The NYSESLAT assesses four domains of language: listening, speaking, reading, and writing. The goal is not dramatic overnight transformation, but meaningful and measurable growth. Research tells us it can take four to seven years for anyone to develop full academic proficiency in a new language, and our program honors that reality while holding high expectations every step of the way. For our scholars, the minimum benchmark is growth of one proficiency level per year. This goal reflects both the complexity of language acquisition and our deep belief in every child’s capacity to reach it.

Preparing with Purpose

Preparation for the NYSESLAT at Brilla is not a last-minute sprint, but woven into the fabric of daily instruction all year long. Our regular curriculum naturally builds all four language domains through read-alouds, close reading, writing instruction, and rich discussion. MLL Specialists collaborate closely with classroom teachers so that entering and emerging scholars receive targeted small-group instruction, exposure to state-provided practice materials, and familiarity with NYSESLAT question types. All preparation methods are designed to make the assessment feel like an opportunity to demonstrate growth, not a source of anxiety.

This year, the introduction of Lexia English strengthened that preparation further. This research-aligned blended learning program gave entering and emerging scholars additional structured practice across all four NYSESLAT modalities, building both competence and confidence in academic English. Jennifer Hall, Brilla’s MLL Network Manager, credits this layered approach of curriculum, specialist support, and supplementary tools as central to the growth our scholars demonstrated this year.

Joy and Rigor, Together

Our MLL scholars carry a load that deserves to be named and honored. They access rigorous grade-level content while simultaneously acquiring a new language, and they complete additional assessments that their peers do not face. Brilla’s MLL Specialists are intentional about balancing the demands of test preparation with genuine celebration of student effort. Scholars set their own goals, track their own progress, and are recognized for their hard work through incentives, encouragement, and the kind of consistent, caring presence that lets a child know their effort is seen.

That care bears fruit in ways that go beyond data. During the speaking portion of this year’s NYSESLAT, kindergarten scholars drew naturally on the character and virtue language at the heart of the Brilla curriculum. This is a quiet but powerful testament to the fact that the formation happening in our classrooms reaches every scholar, including and especially our multilingual learners.

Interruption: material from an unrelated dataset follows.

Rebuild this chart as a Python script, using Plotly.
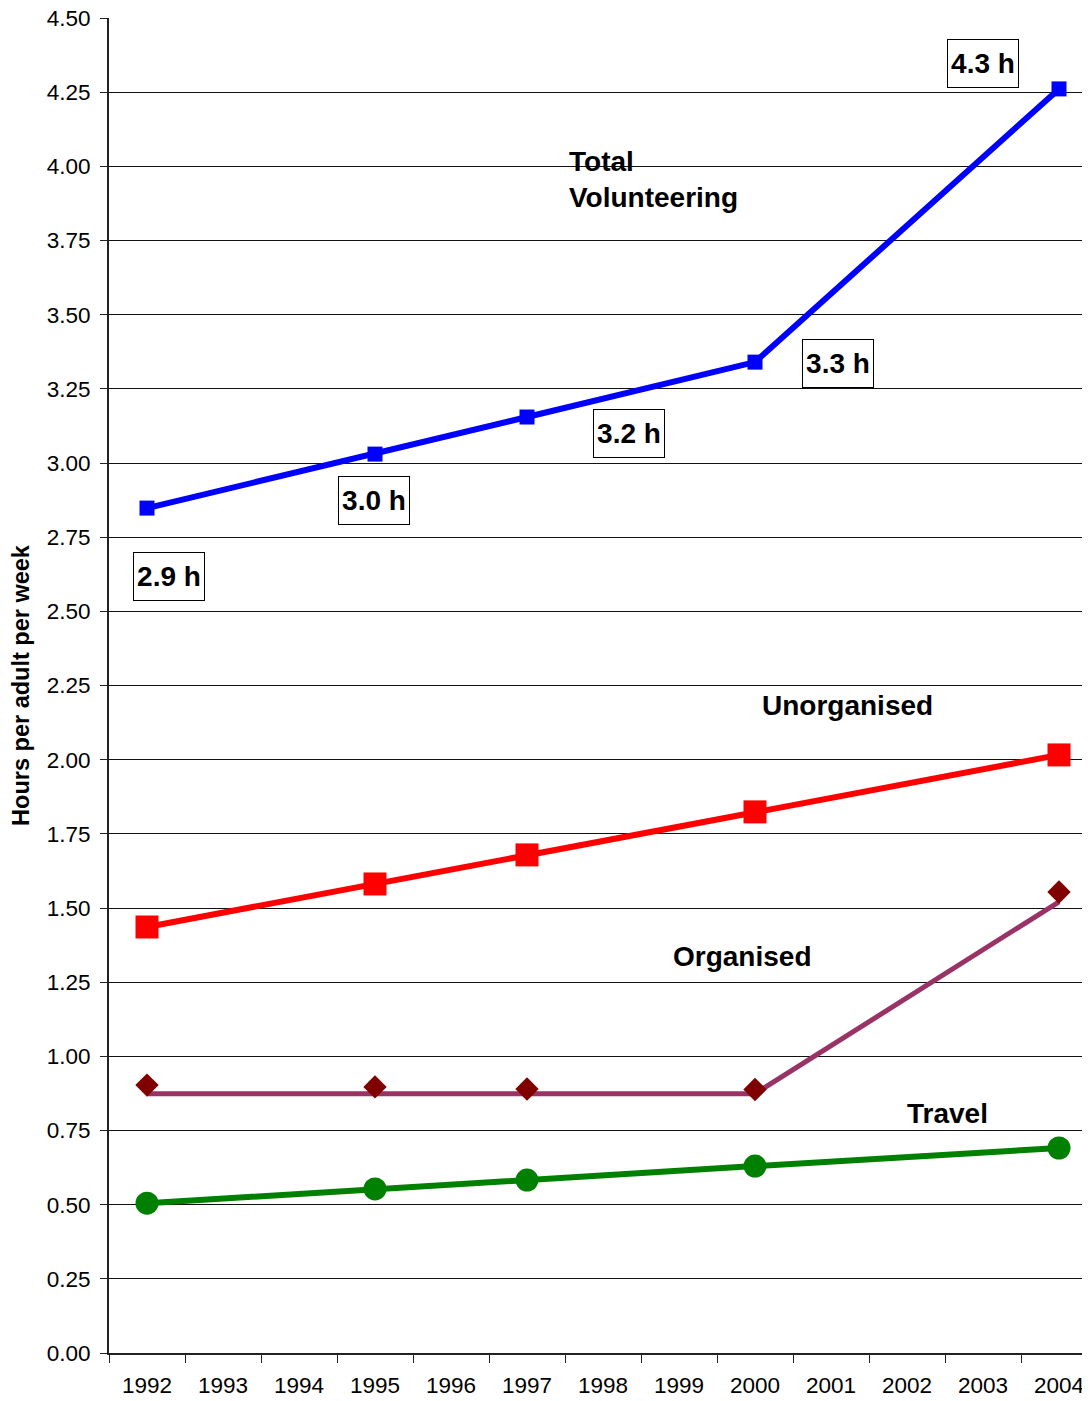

The Role of Home and Family

Families are their children’s first and most important educators, and their role in language development cannot be overstated. The skills that support English acquisition (listening carefully, speaking with confidence, engaging with texts, asking and answering questions) are built through rich interaction in any language. Reading stories at home, discussing the news, asking a child about their day, sharing family history: all of it matters. Being bilingual is a superpower, and upholding the home language is a foundation for English language growth!

Results Worth Celebrating

This year, Brilla’s MLLs are meeting and exceeding their growth goals. In many cases, our multilingual scholars are outpacing their general education peers when it comes to growth. This result reflects the strength of our instructional model, the dedication of our MLL Specialists and MLL Fellows, and above all, the extraordinary effort of the scholars themselves.

The results that shine brightest are not always the ones on a score report. They are the kindergartener who speaks with courage and the scholar who owns their data and sets a new goal.

That is the extraordinary strength behind our Multilingual Learners.